Polygonal eye-walls in barotropic, hurricane-like vortices

An analytical and numerical study on the existence and maintenance of polygonal vorticity features in the core of a barotropic, hurricane-like vortex has been carried out. For the numerical experiments, linear and non-linear versions of a non-divergent, semispectral barotropic numerical model, formulated in a cylindrical coordinate system moving with the vortex on an f- and beta-plane, were used. Analytical solutions were obtained using the barotropic vorticity equation on an f-plane.

The study shows that in the absence of atmospheric diffusion or in cases of weak atmospheric diffusion, which is possibly a realistic assumption in real tropical cyclones above the boundary layer, time-persistent polygonal patterns of relative vorticity develop in the vortex core. The polygonal vorticity features occur in cycles and are manifestations of secondary vortices to the original symmetric vortex that are purely advected about the vortex centre by the mean swirling flow. At the end of each cycle, the relative vorticity distribution becomes symmetric again. The existence of a rotating vortex asymmetry of azimuthal wave number one leads to erratic or cycloidal motion of the vortex in question. This may have strong implications for the operational track prediction of tropical cyclones in the cases where polygonal eye-walls are observed.

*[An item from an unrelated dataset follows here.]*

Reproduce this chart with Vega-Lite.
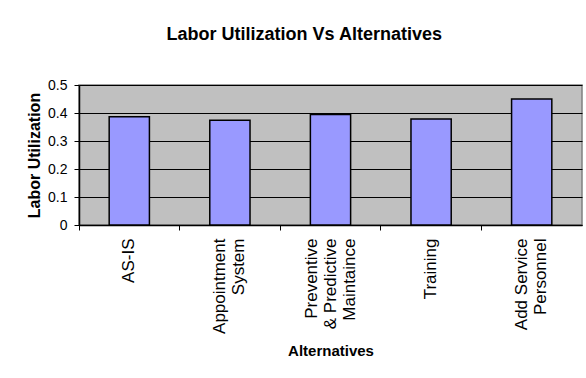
{
  "$schema": "https://vega.github.io/schema/vega-lite/v6.json",
  "width": 503,
  "height": 140,
  "autosize": {"type": "none"},
  "padding": {"left": 79, "top": 85, "right": 4, "bottom": 153},
  "background": "white",
  "title": {
    "text": "Labor Utilization Vs Alternatives",
    "font": "Liberation Sans",
    "fontSize": 18,
    "fontWeight": "bold",
    "color": "black",
    "anchor": "middle",
    "frame": "bounds",
    "offset": 34
  },
  "data": {
    "values": [
      {"alt": "AS-IS", "util": 0.387},
      {"alt": "Appointment System", "util": 0.374},
      {"alt": "Preventive & Predictive Maintaince", "util": 0.395},
      {"alt": "Training", "util": 0.379},
      {"alt": "Add Service Personnel", "util": 0.45}
    ]
  },
  "mark": {"type": "bar", "width": {"band": 0.4}, "fill": "#9999FF", "stroke": "black", "strokeWidth": 1.5},
  "encoding": {
    "x": {
      "field": "alt",
      "type": "nominal",
      "sort": null,
      "scale": {"paddingInner": 0, "paddingOuter": 0},
      "axis": {
        "title": "Alternatives",
        "titleFont": "Liberation Sans",
        "titleFontSize": 15,
        "titleFontWeight": "bold",
        "titleColor": "black",
        "titlePadding": 10,
        "labelFont": "Liberation Sans",
        "labelFontSize": 17,
        "labelColor": "black",
        "labelAngle": -90,
        "labelAlign": "right",
        "labelBaseline": "middle",
        "labelPadding": 8,
        "labelLineHeight": 19,
        "labelOffset": {"expr": "datum.value == 'Preventive & Predictive Maintaince' ? -19 : (datum.value == 'Appointment System' || datum.value == 'Add Service Personnel') ? -9.5 : 0"},
        "labelExpr": "datum.value == 'Appointment System' ? ['Appointment', 'System'] : datum.value == 'Preventive & Predictive Maintaince' ? ['Preventive', '& Predictive', 'Maintaince'] : datum.value == 'Add Service Personnel' ? ['Add Service', 'Personnel'] : datum.value",
        "bandPosition": 0,
        "tickColor": "black",
        "tickSize": 5,
        "domainColor": "black",
        "domainWidth": 1.5,
        "grid": false
      }
    },
    "y": {
      "field": "util",
      "type": "quantitative",
      "scale": {"domain": [0, 0.5], "nice": false},
      "axis": {
        "title": "Labor Utilization",
        "titleFont": "Liberation Sans",
        "titleFontSize": 16,
        "titleFontWeight": "bold",
        "titleColor": "black",
        "titlePadding": 5,
        "labelFont": "Liberation Sans",
        "labelFontSize": 14,
        "labelColor": "black",
        "labelPadding": 7,
        "format": ".1~f",
        "values": [0, 0.1, 0.2, 0.3, 0.4, 0.5],
        "tickColor": "black",
        "tickSize": 5,
        "domainColor": "black",
        "domainWidth": 1.5,
        "grid": true,
        "gridColor": "black",
        "gridWidth": 1,
        "gridOpacity": 1
      }
    }
  },
  "config": {
    "view": {"fill": "#C0C0C0", "stroke": "#808080", "strokeWidth": 1.5}
  }
}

The results obtained with the analytical model and the linear and nonlinear numerical calculations agree very well with observations of polygonal eye-walls of convection in real tropical cyclones: both the results of the present study and the observations show that most polygonal features rotate cyclonically about the vortex centre; they are located usually in the immediate vicinity of the radius of maximum tangential wind speed, which approximately represents the centre of the eye-wall region in a real tropical cyclone; their speed of rotation corresponds approximately with the symmetric tangential wind speed in the eye-wall region; their period of existence ranges from about ten minutes to several hours; they occur in cycles, interrupted by periods of symmetric eye-walls or polygonal eye-walls of a different wave number; and finally, they are associated with looping or erratic motion. The agreement of the analytical and numerical results of the present study with the observations suggest a simple and fundamental dynamical mechanism for the development and maintenance of polygonal eye-walls in tropical cyclones.